Das Maß in dem die durch den gallischen Krieg verursachte Migration zur Ethnogenese der Deutschen beigetragen hat darf nicht unterschätzt werden.
 
Welcher Umfang (ich denke, „Deutsche“ ist ein Schreibfehler) wird denn dazu eingeschätzt?

Ein immenser. Total viele Gallier hatten keine Lust von den Römern umgebracht zu werden und haben nübergemacht, in dem Fall über den Rhein. Für das Dekumatland sogar von Tacitus bestätigt: "Nicht unter die Völker Germaniens möchte ich die Leute rechnen, die die agri decumates bearbeiten, obwohl sie sich jenseits von Rhein und Donau niedergelassen haben. Die abenteuerlustigsten Gallier, die die Not kühn gemacht hat, haben den Boden, dessen Besitz umstritten war, besetzt." Natürlich waren die Flüchtlingsströme nicht auf die Gebiete südlich des Mains beschränkt. Das Ergebnis war in den Gebieten östlich des Rhein eine Kultur die sowohl gallische als auch germanische Elemente enthielt, guckst du hier:

"... Was die Namenträgerinnen angeht, so ist festzuhalten, daß nach Ausweis dieser beider Namen, in älterer Zeit in der Germania Frauen mit keltischen Namen bei germanischen Stämmen als Seherinnen wirkten."

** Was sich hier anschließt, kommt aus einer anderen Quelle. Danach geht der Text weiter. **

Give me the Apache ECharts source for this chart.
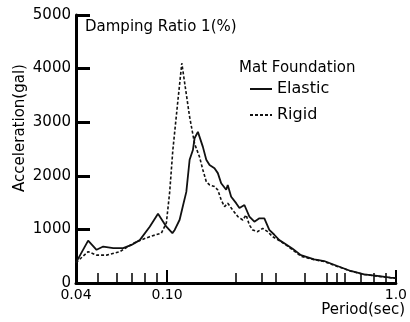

Roland Schuhmann, Aurinia und Veleda - zwei germanische Seherinnen? In: Beiträge zur Namenforschung Band 34 Heft 2 (1999), S.131-143
 
Tacitus schreibt aber nicht, wann diese Gallier eingewandert seien.
(Die von Dir zitierte Übersetzung kann zu Missverständnissen führen: Für "Not" steht im lateinischen Text "inopia"=Armut, Mangel. Die "Not" war also keine kriegsbedingte Gefahr, sondern sie zogen der Bedürftigkeit wegen ins Dekumatland.)
 
Ein immenser. Total viele Gallier hatten keine Lust von den Römern umgebracht zu werden und haben nübergemacht, in dem Fall über den Rhein. Für das Dekumatland sogar von Tacitus bestätigt:
Die Nachfahren dieser Gallier (die dann wohl eher als Galloromanen, sprich: als "Römer" zu bezeichnen sind) haben dann allerdings im 3. Jahrhundert in Scharen in die andere Richtung rübergemacht.

(Ebensowenig wie @Ravenik kann ich hier einen Hinweis erkennen, dass es Kriegsflüchtlinge aus dem Gallischen Krieg waren.)
 
Vergessen wir nicht den Anteil aus dem Erbgut der europäischen Ureinwohner, den Neanderthalern.
Etwa drei bis vier Prozent am gesamten Genpool ist hier Standard.
Das sind vorwiegend vorteilhafte Eigenschaften, die aus diesem Erbe stammen.